[BEGIN Recorded data]
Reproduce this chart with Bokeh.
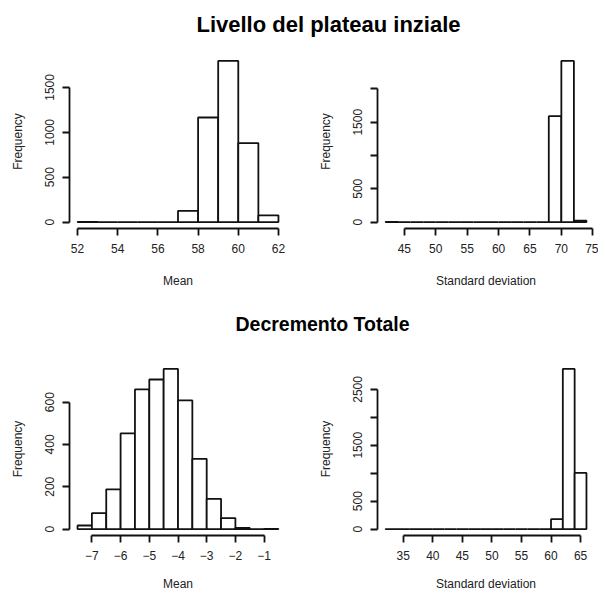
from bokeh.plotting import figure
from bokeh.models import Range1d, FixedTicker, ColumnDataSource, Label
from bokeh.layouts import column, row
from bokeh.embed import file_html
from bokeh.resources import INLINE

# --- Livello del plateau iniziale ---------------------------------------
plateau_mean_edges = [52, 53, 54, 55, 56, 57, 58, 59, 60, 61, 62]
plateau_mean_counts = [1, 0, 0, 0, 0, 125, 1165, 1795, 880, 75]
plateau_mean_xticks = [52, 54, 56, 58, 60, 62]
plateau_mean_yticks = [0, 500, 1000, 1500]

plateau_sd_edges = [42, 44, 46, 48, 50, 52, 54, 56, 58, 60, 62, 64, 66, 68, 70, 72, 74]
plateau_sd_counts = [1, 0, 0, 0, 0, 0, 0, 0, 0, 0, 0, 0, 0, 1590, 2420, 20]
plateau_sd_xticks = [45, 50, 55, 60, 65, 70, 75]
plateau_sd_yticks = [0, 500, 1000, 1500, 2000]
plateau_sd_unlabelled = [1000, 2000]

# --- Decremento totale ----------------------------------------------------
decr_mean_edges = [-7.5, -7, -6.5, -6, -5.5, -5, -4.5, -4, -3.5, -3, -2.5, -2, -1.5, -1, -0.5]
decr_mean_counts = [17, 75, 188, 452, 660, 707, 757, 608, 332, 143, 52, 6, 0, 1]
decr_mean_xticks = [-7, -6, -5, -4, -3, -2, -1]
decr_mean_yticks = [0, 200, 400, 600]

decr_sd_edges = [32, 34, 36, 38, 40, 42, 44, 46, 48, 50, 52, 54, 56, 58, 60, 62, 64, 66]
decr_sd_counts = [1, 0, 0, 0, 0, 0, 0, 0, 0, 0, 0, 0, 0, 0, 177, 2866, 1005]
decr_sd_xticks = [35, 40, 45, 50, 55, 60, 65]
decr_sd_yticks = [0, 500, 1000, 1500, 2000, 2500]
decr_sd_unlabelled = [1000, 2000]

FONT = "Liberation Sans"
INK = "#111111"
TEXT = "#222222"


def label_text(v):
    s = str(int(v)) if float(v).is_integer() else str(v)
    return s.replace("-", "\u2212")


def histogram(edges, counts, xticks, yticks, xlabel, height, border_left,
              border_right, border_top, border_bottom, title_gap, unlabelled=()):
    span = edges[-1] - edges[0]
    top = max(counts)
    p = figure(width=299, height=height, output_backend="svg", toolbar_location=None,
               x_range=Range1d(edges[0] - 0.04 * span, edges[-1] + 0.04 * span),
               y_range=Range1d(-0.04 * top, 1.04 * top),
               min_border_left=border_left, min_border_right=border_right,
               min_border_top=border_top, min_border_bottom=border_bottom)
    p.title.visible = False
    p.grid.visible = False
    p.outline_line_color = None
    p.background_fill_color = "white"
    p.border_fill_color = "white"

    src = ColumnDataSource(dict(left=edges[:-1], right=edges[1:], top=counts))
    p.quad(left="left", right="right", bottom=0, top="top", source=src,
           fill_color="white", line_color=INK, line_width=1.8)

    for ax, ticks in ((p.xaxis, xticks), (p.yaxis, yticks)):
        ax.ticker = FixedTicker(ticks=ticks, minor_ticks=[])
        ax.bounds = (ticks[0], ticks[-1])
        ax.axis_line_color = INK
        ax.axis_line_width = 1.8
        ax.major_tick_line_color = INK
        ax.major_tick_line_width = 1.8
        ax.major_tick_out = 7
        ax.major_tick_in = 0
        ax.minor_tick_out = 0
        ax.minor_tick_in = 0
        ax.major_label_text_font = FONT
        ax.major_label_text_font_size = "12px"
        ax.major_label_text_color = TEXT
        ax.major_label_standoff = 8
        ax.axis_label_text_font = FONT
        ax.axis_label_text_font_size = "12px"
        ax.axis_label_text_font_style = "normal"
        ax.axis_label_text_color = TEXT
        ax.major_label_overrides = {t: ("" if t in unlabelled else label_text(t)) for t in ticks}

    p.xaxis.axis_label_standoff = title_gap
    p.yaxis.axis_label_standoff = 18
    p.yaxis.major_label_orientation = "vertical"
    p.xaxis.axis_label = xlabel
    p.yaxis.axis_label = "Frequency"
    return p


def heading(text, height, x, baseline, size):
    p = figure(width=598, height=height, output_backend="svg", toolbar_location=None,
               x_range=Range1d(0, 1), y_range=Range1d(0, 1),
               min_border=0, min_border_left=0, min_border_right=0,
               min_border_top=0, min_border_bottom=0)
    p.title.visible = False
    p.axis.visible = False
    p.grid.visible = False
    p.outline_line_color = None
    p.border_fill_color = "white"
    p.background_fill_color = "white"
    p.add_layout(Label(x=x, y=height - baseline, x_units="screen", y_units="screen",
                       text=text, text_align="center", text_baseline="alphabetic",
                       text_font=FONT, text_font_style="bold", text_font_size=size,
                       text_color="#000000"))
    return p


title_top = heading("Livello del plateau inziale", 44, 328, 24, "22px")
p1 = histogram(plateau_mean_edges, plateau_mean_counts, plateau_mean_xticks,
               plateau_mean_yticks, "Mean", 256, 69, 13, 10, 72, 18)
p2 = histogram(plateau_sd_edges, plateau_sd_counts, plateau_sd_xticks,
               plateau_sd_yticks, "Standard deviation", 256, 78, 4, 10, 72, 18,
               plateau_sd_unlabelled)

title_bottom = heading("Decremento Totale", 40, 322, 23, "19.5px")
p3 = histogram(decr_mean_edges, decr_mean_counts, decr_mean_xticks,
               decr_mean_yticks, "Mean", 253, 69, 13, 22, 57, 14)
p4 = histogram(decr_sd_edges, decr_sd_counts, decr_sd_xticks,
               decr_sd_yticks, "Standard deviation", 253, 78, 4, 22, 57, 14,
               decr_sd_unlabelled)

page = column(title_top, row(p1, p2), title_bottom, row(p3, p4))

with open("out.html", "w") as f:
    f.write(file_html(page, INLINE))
[END Recorded data]
- _Requirement_
Repeat only what lies between the start of the data and the end of the line containing "decr_mean_yticks = [0, 200, 400, 600]", exactly, with pictures left out.

- _Task answer_
Reproduce this chart with Bokeh.
from bokeh.plotting import figure
from bokeh.models import Range1d, FixedTicker, ColumnDataSource, Label
from bokeh.layouts import column, row
from bokeh.embed import file_html
from bokeh.resources import INLINE

# --- Livello del plateau iniziale ---------------------------------------
plateau_mean_edges = [52, 53, 54, 55, 56, 57, 58, 59, 60, 61, 62]
plateau_mean_counts = [1, 0, 0, 0, 0, 125, 1165, 1795, 880, 75]
plateau_mean_xticks = [52, 54, 56, 58, 60, 62]
plateau_mean_yticks = [0, 500, 1000, 1500]

plateau_sd_edges = [42, 44, 46, 48, 50, 52, 54, 56, 58, 60, 62, 64, 66, 68, 70, 72, 74]
plateau_sd_counts = [1, 0, 0, 0, 0, 0, 0, 0, 0, 0, 0, 0, 0, 1590, 2420, 20]
plateau_sd_xticks = [45, 50, 55, 60, 65, 70, 75]
plateau_sd_yticks = [0, 500, 1000, 1500, 2000]
plateau_sd_unlabelled = [1000, 2000]

# --- Decremento totale ----------------------------------------------------
decr_mean_edges = [-7.5, -7, -6.5, -6, -5.5, -5, -4.5, -4, -3.5, -3, -2.5, -2, -1.5, -1, -0.5]
decr_mean_counts = [17, 75, 188, 452, 660, 707, 757, 608, 332, 143, 52, 6, 0, 1]
decr_mean_xticks = [-7, -6, -5, -4, -3, -2, -1]
decr_mean_yticks = [0, 200, 400, 600]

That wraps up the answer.